Les Forconi réclament la démission du Gouvernement, leur objectif premier, à laquelle se mêle l’urgente réduction des impôts sur les entreprises et de la réglementation du travail (en Italie, le coût du travail est encore plus élevé qu’en France), le retour au protectionnisme économique, les réductions sur le prix du carburant, l’octroi d’aides diverses, notamment aux entrepreneurs en difficulté, etc… Mais surtout, les manifestants veulent rompre avec l’Union européenne, en réclament le retour à plus de souveraineté nationale, et la rupture avec les mesures fiscales impopulaires et irréalistes imposées par les technocrates de la Commission de Bruxelles.

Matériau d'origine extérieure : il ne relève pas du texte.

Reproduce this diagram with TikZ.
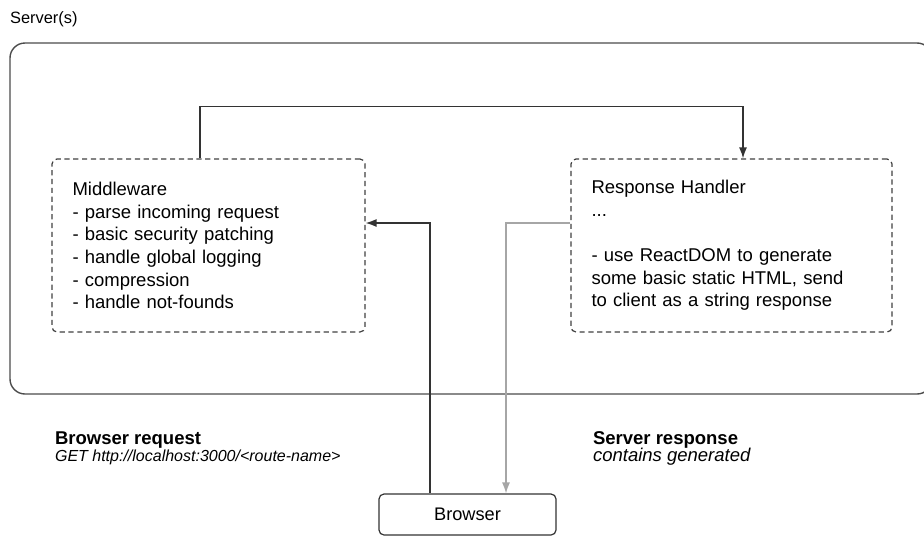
\documentclass[tikz,border=0pt]{standalone}
\usepackage{fontspec}
\setmainfont{Liberation Sans}
\usetikzlibrary{arrows.meta}

\begin{document}
\begin{tikzpicture}[
		x=0.5pt, y=-0.5pt,
		outer/.style={
			draw=black!70, line width=0.7pt, rectangle, rounded corners=7.5pt,
			minimum width=461pt, minimum height=175.5pt, inner sep=0pt
		},
		stage/.style={
			draw=black!75, line width=0.6pt, rectangle, rounded corners=2.5pt,
			dash pattern=on 2.6pt off 1.8pt,
			minimum height=86.5pt, align=left, inner xsep=10.25pt,
			font=\fontsize{9.25}{11.3}\selectfont
		},
		client/.style={
			draw=black!80, line width=0.6pt, rectangle, rounded corners=2.5pt,
			minimum width=88.5pt, minimum height=20.5pt,
			font=\fontsize{9.1}{11}\selectfont
		},
		flow/.style={line width=0.65pt, black!80, -{Latex[length=5.5pt,width=4pt]}},
		reply/.style={flow, black!35},
		]
		
		\useasboundingbox (0,0) rectangle (924,536);
		
		\node[anchor=west, font=\fontsize{8.2}{10}\selectfont] (title) at (3,19) {Server(s)};
		\node[outer] (server) at (471,218.5) {};
		
		\node[stage, text width=136pt] (mw) at (208.5,245.5) {Middleware\\
			- parse incoming request\\
			- basic security patching\\
			- handle global logging\\
			- compression\\
			- handle not-founds};
		\node[stage, text width=140pt] (rh) at (731.5,245.5) {Response Handler\\
			...\\
			\mbox{}\\
			- use ReactDOM to generate\\
			some basic static HTML, send\\
			to client as a string response};
		
		\node[client] (browser) at (467.5,514.5) {Browser};
		
		\node[anchor=west, font=\fontsize{9.25}{11}\selectfont\bfseries] (reqhead) at (48,440) {Browser request};
		\node[anchor=west, font=\fontsize{8}{9}\selectfont\itshape] (reqbody) at (48,457) {GET http://localhost:3000/<route-name>};
		\node[anchor=west, font=\fontsize{9.25}{11}\selectfont\bfseries] (reshead) at (586,440) {Server response};
		\node[anchor=west, font=\fontsize{9.25}{11}\selectfont\itshape] (resbody) at (586,457) {contains generated};
		
		\draw[flow] ([xshift=-4.25pt]mw.north) -- ++(0,-52) -| ([xshift=5.75pt]rh.north);
		\draw[flow] ([xshift=-18.75pt]browser.north) |- ([yshift=11.25pt]mw.east);
		\draw[reply] ([yshift=11.25pt]rh.west) -| ([xshift=19.25pt]browser.north);
		
	\end{tikzpicture}
\end{document}
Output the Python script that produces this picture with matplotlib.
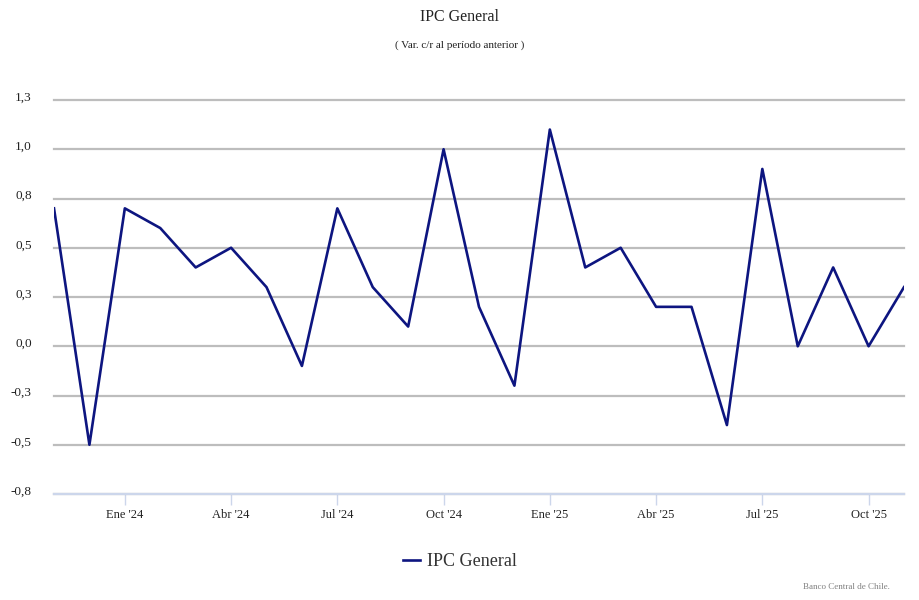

Des revendications dans lesquelles se sont même également reconnues certains policiers, pourtant chargés de veiller au maintien de l’ordre lors des manifestations du 9 décembre…
Bien qu’irréalistes et démagogiques pour certaines d’entre elles, voire même contreproductives et contradictoires au regard des points sensibles qu’elles soulèvent, – ainsi, le fameux ‘plus d’aides publiques mais moins de taxes’ des Bonnets rouges se retrouve également en bonne place dans les revendications des manifestants – elles révèlent au grand jour les maux dont souffrent depuis trop longtemps l’économie et la société italienne : instabilité politique chronique (qui ne sera certainement pas réglée par la démission du gouvernement), politiciens incompétents, État inefficace et dispendieux, manque de compétitivité, corruption endémique, sans oublier l’excès de réglementations et de bureaucratie qui paralyse le légendaire esprit d’entreprise des Italiens.

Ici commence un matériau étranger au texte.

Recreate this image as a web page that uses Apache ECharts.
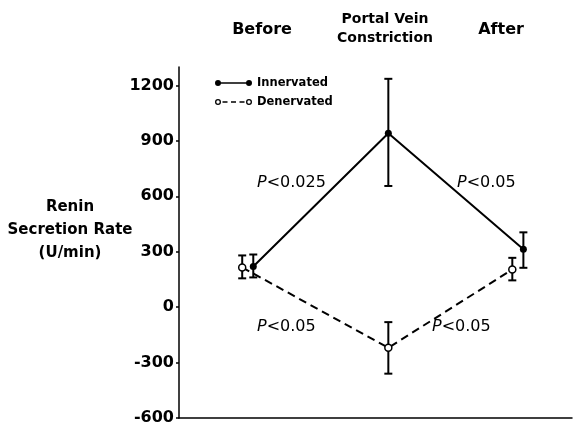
<!DOCTYPE html>
<html>
<head>
<meta charset="utf-8">
<script src="https://cdn.jsdelivr.net/npm/echarts@6/dist/echarts.min.js"></script>
<style>html,body{margin:0;padding:0;background:#fff}#c{width:577px;height:426px}</style>
</head>
<body>
<div id="c"></div>
<script>
// ---- data ----
const categories = ['Before', 'Portal Vein\nConstriction', 'After'];
const innervatedMean = [220, 941, 313];
const innervatedHigh = [285, 1236, 405];
const innervatedLow  = [161, 656, 213];
const denervatedMean = [215, -220, 204];
const denervatedHigh = [280, -81, 267];
const denervatedLow  = [156, -360, 145];
const yTickValues = [-600, -300, 0, 300, 600, 900, 1200];
const seriesNames = ['Innervated', 'Denervated'];
const pLabels = ['<0.025', '<0.05', '<0.05', '<0.05'];

// ---- rendering ----
const FONT = 'DejaVu Sans';
const denShift = [-0.082, 0, -0.082];
const innX = categories.map((c, i) => i + 1);
const denX = categories.map((c, i) => i + 1 + denShift[i]);

const innData = innervatedMean.map((v, i) => [innX[i], v]);
const denData = denervatedMean.map((v, i) => [denX[i], v]);
const errData = innervatedMean.map((v, i) => [innX[i], innervatedLow[i], innervatedHigh[i]])
  .concat(denervatedMean.map((v, i) => [denX[i], denervatedLow[i], denervatedHigh[i]]));

const innIcon = 'path://M0,3 a3,3 0 1,1 6,0 a3,3 0 1,1 -6,0 Z M31,3 a3,3 0 1,1 6,0 a3,3 0 1,1 -6,0 Z M4,2.2 H33 V3.8 H4 Z';
const denIcon = 'path://M0,3 a3,3 0 1,1 6,0 a3,3 0 1,1 -6,0 Z M1.3,3 a1.7,1.7 0 1,0 3.4,0 a1.7,1.7 0 1,0 -3.4,0 Z ' +
  'M31,3 a3,3 0 1,1 6,0 a3,3 0 1,1 -6,0 Z M32.3,3 a1.7,1.7 0 1,0 3.4,0 a1.7,1.7 0 1,0 -3.4,0 Z ' +
  'M7.5,2.3 H12.5 V3.7 H7.5 Z M16,2.3 H21 V3.7 H16 Z M24.5,2.3 H29.5 V3.7 H24.5 Z';

const chart = echarts.init(document.getElementById('c'), null, {renderer: 'canvas'});

function pText(label, x, y) {
  return {
    type: 'text', x: x, y: y,
    style: {
      text: '{p|P}' + label,
      font: '16px "' + FONT + '"',
      fill: '#000',
      verticalAlign: 'middle',
      rich: {p: {fontStyle: 'italic', fontSize: 16, fontFamily: FONT, fill: '#000'}}
    }
  };
}

chart.setOption({
  animation: false,
  backgroundColor: '#fff',
  grid: {left: 179, right: 5, top: 67, bottom: 5, containLabel: false},
  xAxis: {
    type: 'value', min: 0.45, max: 3.36,
    axisLine: {show: true, onZero: false, lineStyle: {color: '#000', width: 1.5}},
    axisTick: {show: false}, axisLabel: {show: false}, splitLine: {show: false}
  },
  yAxis: {
    type: 'value', min: -600, max: 1300,
    axisLine: {show: true, lineStyle: {color: '#000', width: 1.5}},
    axisTick: {show: true, length: 3, customValues: yTickValues, lineStyle: {color: '#000', width: 1.5}},
    axisLabel: {
      customValues: yTickValues, margin: 5, color: '#000',
      fontFamily: FONT, fontWeight: 'bold', fontSize: 16,
      formatter: function (v) { return String(v); }
    },
    splitLine: {show: false}
  },
  legend: {
    orient: 'vertical', left: 210, top: 72,
    itemWidth: 37, itemHeight: 6, itemGap: 7, itemTextGap: 6,
    textStyle: {fontFamily: FONT, fontWeight: 'bold', fontSize: 11.5, color: '#000', lineHeight: 12},
    data: [
      {name: seriesNames[0], icon: innIcon, itemStyle: {color: '#000', borderWidth: 0}},
      {name: seriesNames[1], icon: denIcon, itemStyle: {color: '#000', borderWidth: 0}}
    ]
  },
  graphic: [
    {type: 'text', x: 262, y: 30, style: {text: categories[0], font: 'bold 16px "' + FONT + '"', fill: '#000', align: 'center', verticalAlign: 'middle'}},
    {type: 'text', x: 385, y: 28.5, style: {text: categories[1], font: 'bold 14px "' + FONT + '"', fill: '#000', align: 'center', verticalAlign: 'middle', lineHeight: 19}},
    {type: 'text', x: 501, y: 30, style: {text: categories[2], font: 'bold 16px "' + FONT + '"', fill: '#000', align: 'center', verticalAlign: 'middle'}},
    {type: 'text', x: 70, y: 230, style: {text: 'Renin\nSecretion Rate\n(U/min)', font: 'bold 15px "' + FONT + '"', fill: '#000', align: 'center', verticalAlign: 'middle', lineHeight: 23}},
    pText(pLabels[0], 257, 183),
    pText(pLabels[1], 457, 183),
    pText(pLabels[2], 257, 327),
    pText(pLabels[3], 432, 327)
  ],
  series: [
    {
      type: 'custom', name: 'err', silent: true, z: 1,
      data: errData,
      renderItem: function (params, api) {
        const x = api.value(0);
        const lo = api.coord([x, api.value(1)]);
        const hi = api.coord([x, api.value(2)]);
        const cw = 4;
        const st = {stroke: '#000', lineWidth: 2};
        return {type: 'group', children: [
          {type: 'line', shape: {x1: lo[0], y1: lo[1], x2: hi[0], y2: hi[1]}, style: st},
          {type: 'line', shape: {x1: lo[0] - cw, y1: lo[1], x2: lo[0] + cw, y2: lo[1]}, style: st},
          {type: 'line', shape: {x1: hi[0] - cw, y1: hi[1], x2: hi[0] + cw, y2: hi[1]}, style: st}
        ]};
      }
    },
    {
      type: 'line', name: seriesNames[0], data: innData, z: 3,
      symbol: 'circle', symbolSize: 7,
      itemStyle: {color: '#000'},
      lineStyle: {color: '#000', width: 2}
    },
    {
      type: 'line', name: seriesNames[1], data: denData, z: 3,
      symbol: 'circle', symbolSize: 7,
      itemStyle: {color: '#fff', borderColor: '#000', borderWidth: 1.5},
      lineStyle: {color: '#000', width: 2, type: [8, 5]}
    }
  ]
});
</script>
</body>
</html>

Ce manque de cohérence et de réalisme des manifestants est pointé du doigt par certains, comme le chroniqueur politique Magdi Cristo Allam, qui dénonce un mouvement anarchique sans ligne politique, sans programme politique réaliste et clair, mêlant ainsi des syndicalistes et des patrons, des sympathisants du Mouvement 5 Étoiles de Beppe Grillo, des supporters de football, des militants d’extrême gauche, des anarchistes, des militants d’extrême droite de Forza Nuova, et tant d’autres. Les récents événements, notamment à Turin, où d’importants dégâts matériels regrettables sont à signaler, mais aussi à Bologne, où des manifestants se sont battus entre eux, renforcent cette impression d’une révolte anarchique aux contours flous, aux motivations en apparence très claires, mais aux véritables objectifs parfois très incertains et contradictoires. D’après M. Allam, il n’est pas certain que la légitimité de ce mouvement de protestation, véritable canard sans tête, et objet de récupérations politiques nombreuses, notamment de la part de l’humoriste populiste Beppe Grillo, soit moins contestable que celle issue des urnes.
Quoi qu’il en soit, le mouvement des Forconi, inédit par son ampleur, traduit incontestablement un malaise grandissant, une détresse, et désormais un ras-le-bol qui éclate au sein d’une population hier résignée, et aujourd’hui en colère. Un ras-le-bol que les politiciens de la péninsule feraient bien de prendre en compte le plus rapidement possible, s’ils ne veulent pas que la révolte se généralise, au point de devenir dangereusement incontrôlable… Car l’Italie en a vu d’autres.